Currently, Universities are told by the Scottish Government exactly how many Scottish students they can admit, and universities are fined if they go over or under the figure they are given.


The University has told The Saint, “The issue of the fees paid by the Scottish Government present a challenge to all universities, as these frequently don’t cover the actual cost of teaching.”


Richard Lochhead, MSP and former Minister for Higher Education has stated that the number of university places for students from Scotland would rise as a result of Brexit. Mr Lochhead said, “As a result of EU law, we have treated EU students in the same way we treat students from Scotland. They do not pay tuition fees.”

“It is with a heavy heart that we have taken the difficult decision to end free education for new EU students from the academic year 2021/22 onwards as a consequence of Brexit.”

Brexit has also resulted in the UK's withdrawal from the Erasmus programme, which promotes short-term exchanges between European institutions and awards students with monthly funding while they study or work abroad.


The Erasmus programme has been replaced by the Turing scheme in the UK. Rather than focusing only on travel inside the EU like Erasmus, the new scheme attempts to finance student travel across the world.

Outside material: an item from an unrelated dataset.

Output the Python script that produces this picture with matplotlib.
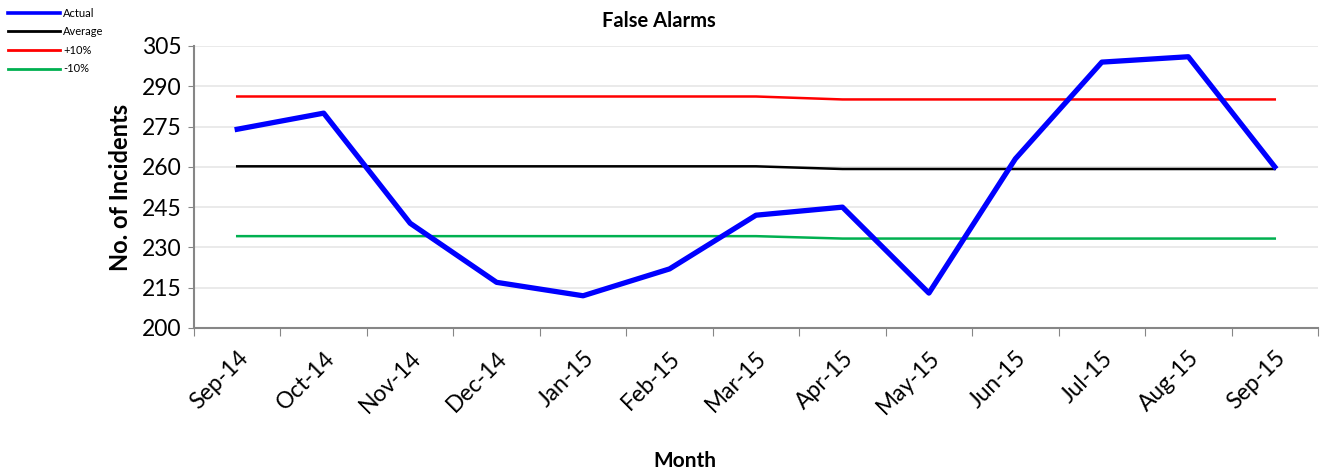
import numpy as np
import matplotlib.pyplot as plt

plt.rcParams['font.family'] = ['Lato', 'DejaVu Sans']

months = ['Sep-14', 'Oct-14', 'Nov-14', 'Dec-14', 'Jan-15', 'Feb-15', 'Mar-15',
          'Apr-15', 'May-15', 'Jun-15', 'Jul-15', 'Aug-15', 'Sep-15']
actual = [274, 280, 239, 217, 212, 222, 242, 245, 213, 263, 299, 301, 260]
average = [260.2, 260.2, 260.2, 260.2, 260.2, 260.2, 260.2,
           259.2, 259.2, 259.2, 259.2, 259.2, 259.2]
plus10 = [286.2, 286.2, 286.2, 286.2, 286.2, 286.2, 286.2,
          285.1, 285.1, 285.1, 285.1, 285.1, 285.1]
minus10 = [234.2, 234.2, 234.2, 234.2, 234.2, 234.2, 234.2,
           233.3, 233.3, 233.3, 233.3, 233.3, 233.3]

fig = plt.figure(figsize=(13.21, 4.70), dpi=100)
ax = fig.add_axes([194 / 1321, 1 - 328 / 470, 1124 / 1321, 282 / 470])

x = np.arange(len(months))
ax.plot(x, actual, color='#0000ff', lw=3.8, label='Actual', zorder=5)
ax.plot(x, average, color='black', lw=1.8, label='Average', zorder=4)
ax.plot(x, plus10, color='#ff0000', lw=1.8, label='+10%', zorder=4)
ax.plot(x, minus10, color='#00b050', lw=1.8, label='-10%', zorder=4)

ax.set_xlim(-0.5, len(months) - 0.5)
ax.set_ylim(200, 305)
ax.set_yticks(np.arange(200, 306, 15))
ax.tick_params(axis='y', labelsize=16.5, length=4, color='#868686', pad=5)
ax.yaxis.grid(True, color='#e6e6e6', lw=1.2)
ax.set_axisbelow(True)

# ticks between categories, labels at the centers
ax.set_xticks(np.arange(-0.5, len(months), 1.0))
ax.set_xticklabels([])
ax.set_xticks(x, minor=True)
ax.set_xticklabels(months, minor=True, rotation=45, ha='right',
                   rotation_mode='anchor', fontsize=16.5)
ax.tick_params(axis='x', which='major', length=6, color='#868686')
ax.tick_params(axis='x', which='minor', length=0, pad=14)

for s in ['top', 'right']:
    ax.spines[s].set_visible(False)
for s in ['left', 'bottom']:
    ax.spines[s].set_color('#868686')
    ax.spines[s].set_linewidth(1.5)

fig.text(0.499, 1 - 21 / 470, 'False Alarms', ha='center', va='center',
         fontsize=14.5, fontweight='bold')
fig.text(120 / 1321, 1 - 187 / 470, 'No. of Incidents', ha='center', va='center',
         rotation=90, fontsize=17, fontweight='bold')
fig.text(685 / 1321, 1 - 461 / 470, 'Month', ha='center', va='center',
         fontsize=15, fontweight='bold')

leg = fig.legend(loc='upper left', bbox_to_anchor=(0.0, 1.0), frameon=False,
                 fontsize=8, handlelength=4.7, handletextpad=0.3,
                 labelspacing=0.68, borderaxespad=0.3)
for h in leg.get_lines():
    h.set_linewidth(2.6 if h.get_label() == 'Actual' else 2.0)

fig.savefig('out.png', dpi=100)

Another key difference is that Erasmus sets out budgets for six or seven years. In the new Turing scheme, participant universities must apply for funding annually. This means that there is greater uncertainty on the number of students an institution can send abroad each year. It is individual universities that submit funding applications for the programmes they want to run under the scheme – this year the Turing scheme rejected 19 higher education institutions’ applications.


The Turing scheme has been confirmed at the University of St Andrews until 2024-2025 and the University has committed to bid annually.


As EU applicants fall at the University, there has been a significant increase in international student applications from outside the EU. Aftershocks of the UK’s withdrawal from the EU will continue to be seen across higher education in the country. Whilst there may be some cause for concern as EU applications fall, for the time being, you would not notice from the numbers of EU students at St Andrews.